SAN FRANCISCO (CBS SF) — For the second week in a row, a plume of unstable air from a dying tropical storm in the Pacific was streaming toward the San Francisco Bay Area Saturday, carrying with it a potent combination of gusty winds and dry lightning.
Thousands of firefighters were battling two of the state’s three largest outbreaks of wildfires in history that were ignited by dry lightning strikes during a round of unusual weather last week.
“The challenge we are facing, the fire concentration facing us here in the state, is now disproportionately impacting Northern California,” Gov. Gavin Newsom said morning news conference on Friday. “And that is because of close to 12,000 lightning strikes that we experience over a 72-hour period.”
That pulse of atmospheric energy last week from Tropic Storm Fausto created havoc with more than 600,000 acres now scorched, thousands of residents forced to evacuate, four deaths and several hundred homes and buildings razed. And that desperate battle by fire crews was continuing on Saturday.
Now, a plume from the remnants of Hurricane Genevieve was moving up the coast.
“Elevated moisture and instability from former Hurricane Genevieve will move over the region this weekend through early next week
and bring the threat of elevated thunderstorms across much of Northern California,” the National Weather Service warned Saturday. “A low pressure system off the coast may enhance and strengthen these thunderstorms allowing some to develop frequent lighting strikes and gusty erratic outflow winds.”
RED FLAG WARNING has been issued for the entire San Francisco Bay Area and Central Coast from 5 am Sunday to 5 pm MONDAY (updated) for Dry Lightning and Gusty Erratic Outflow Winds from Thunderstorms. #cawx #cafire pic.twitter.com/3qo57XlGMd
— NWS Bay Area (@NWSBayArea) August 22, 2020
Nothing strikes fear in the heart of a firefighter battling a wildfire that the words — lightning and erratic winds.
On Friday, the Weather Service issued a dry lightning warning. On Saturday, forecasters elevated it to a Red Flag Fire warning.

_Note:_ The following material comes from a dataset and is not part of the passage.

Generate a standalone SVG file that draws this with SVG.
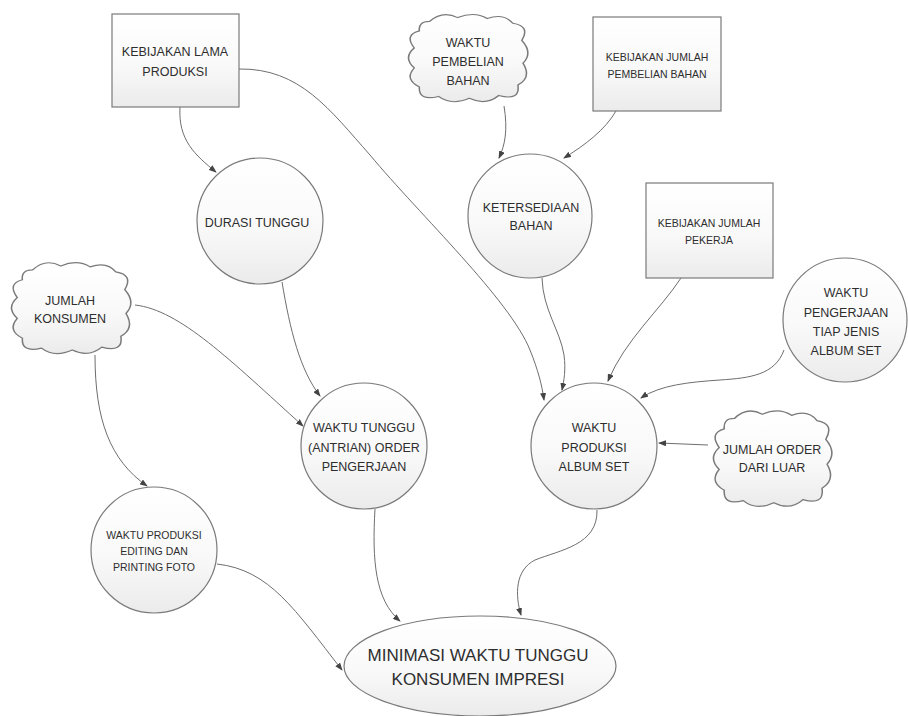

“These erratic gusty outflow winds can lead to potentially dangerous and unpredictable fire behavior on existing wildfires
while additional lightning strikes may result in new wildfire starts,” the Weather Service said.
The warning will go into effect at 5 a.m. Sunday and run until 5 p.m. Monday and cover the entire area where the current wildfires are raging from Lake Berryessa to Big Sur.
Marin County officials announced Saturday they were shutting down public access to the Marin Municipal Water District wildlands and Mount Tamalpais State Park during the Red Flag conditions.
“Lightning will likely spark new fires across the region, including remote areas,” the Marin County Fire Chiefs Association said in a news release. “Wildfires in remote regions may not become apparent until warmer and drier conditions allow them to grow. Erratic gusty outflow winds may result in dangerous and unpredictable fire behavior.”
Currently, Marin County firefighters are battling the Woodward Fire which erupted after a lightning strike in the Point Reyes National Seashore and had grown to more than 2,259 acres by early Saturday, threatening more than 1,600 structures. Fire officials said they had 5 percent containment of the blaze.